Doug and Deanne Walker have 19 children, 10 of whom are adopted. These loving parents have been up and down and all around adoption, and seem to me to be an endless bucket of adoption knowledge and wisdom. On top of that, the Walkers are welcoming, inviting, and friendly! This series of articles covers everything from being an organized home executive to failed adoptions to finding the right agency. So as you read, imagine taking a comfortable spot on Deanne’s sofa as she openly shares her insight into each topic.
For those considering adopting an older child–especially one who is about to “age out” of the foster care or orphanage system–it is essential to become educated. Many of the stigmas about bringing older children into your home are based on truth. It is hard, really hard. These children have had tough lives and it shows. So, to prevent putting your aging-out child into a disruption, be sure you know what you’re getting into before committing.
Following is a list of things typical of aging-out and older children:
Lack of Gratitude
These kids have never been taught to be grateful. So no matter how much you sacrifice for them, regardless of the special things you do for them, the gifts you give them, the love you show–don’t expect gratitude.
Sense of Entitlement
Surprisingly, there’s a huge sense of entitlement in these children who, it seems, shouldn’t expect anything at all. They join your family and then expect to have everything handed to them. Many have been told at the orphanage that they’ll get everything they could possibly want when they get adopted.
Lack of Love
Many of these children actually don’t know how to love. It hasn’t been taught to them and they haven’t seen it in action. They haven’t really felt love, so they don’t know how to give it.
Because life has always been about their own survival, these children usually develop really bad habits. For example–if someone does something he doesn’t like, he’ll just take a swing at that person. Or he’s reminded to do something he doesn’t want to do–even something simple, like brushing his teeth–he’ll throw a temper tantrum. There are lots of bad habits that need tender work to reverse.
Rejection and Rebellion
In these children’s minds, your home is just another orphanage setting. They don’t know how to behave in a family. They may feel like they’re being punished or picked on when asked to do chores or when you limit what they get to buy when you take them shopping. And so they reject you, your authority, and your love. And they rebel. Sometimes to the extreme.

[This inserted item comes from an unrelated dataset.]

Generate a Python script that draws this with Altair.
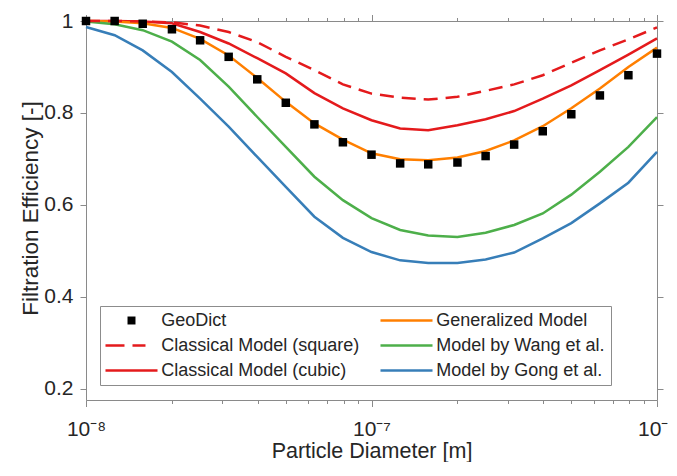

Concerned about Perfection
In Chinese orphanages, many adults tell the children who are leaving to go to adoptive homes that they need to behave extremely well. They must do well in school, help out at home, and be very, very good . . . or they won’t be loved. This results in one of two ways: either these children focus so hard on being perfect out of fear that they can’t relax enough to be a real family member, or they completely rebel and don’t try at all. Either way is tough. As a parent you work to convince your child that she doesn’t have to be perfect, that you will always love her, that this is permanent. No matter what. She will need constant reminding.
They Don’t Want to be Parented
They have survived on their own for 14 to 16 years . . . accepting someone actually parenting them is a difficult process
Even with all of these concerns, Deanne and Doug would have you know that there are many joys that come from adopting a child who is in danger of aging out. And the Walkers aren’t the only ones who have found joy. Many educated parents who adopt older children are so thrilled with the result that they do it again. And then they start advocating. The joys come when the parents are rewarded with tender experiences: a hug, seeing growth, watching change. The Walkers’ experience has proven to be worth it. They feel blessed and grateful for their son who joined their family just before aging out.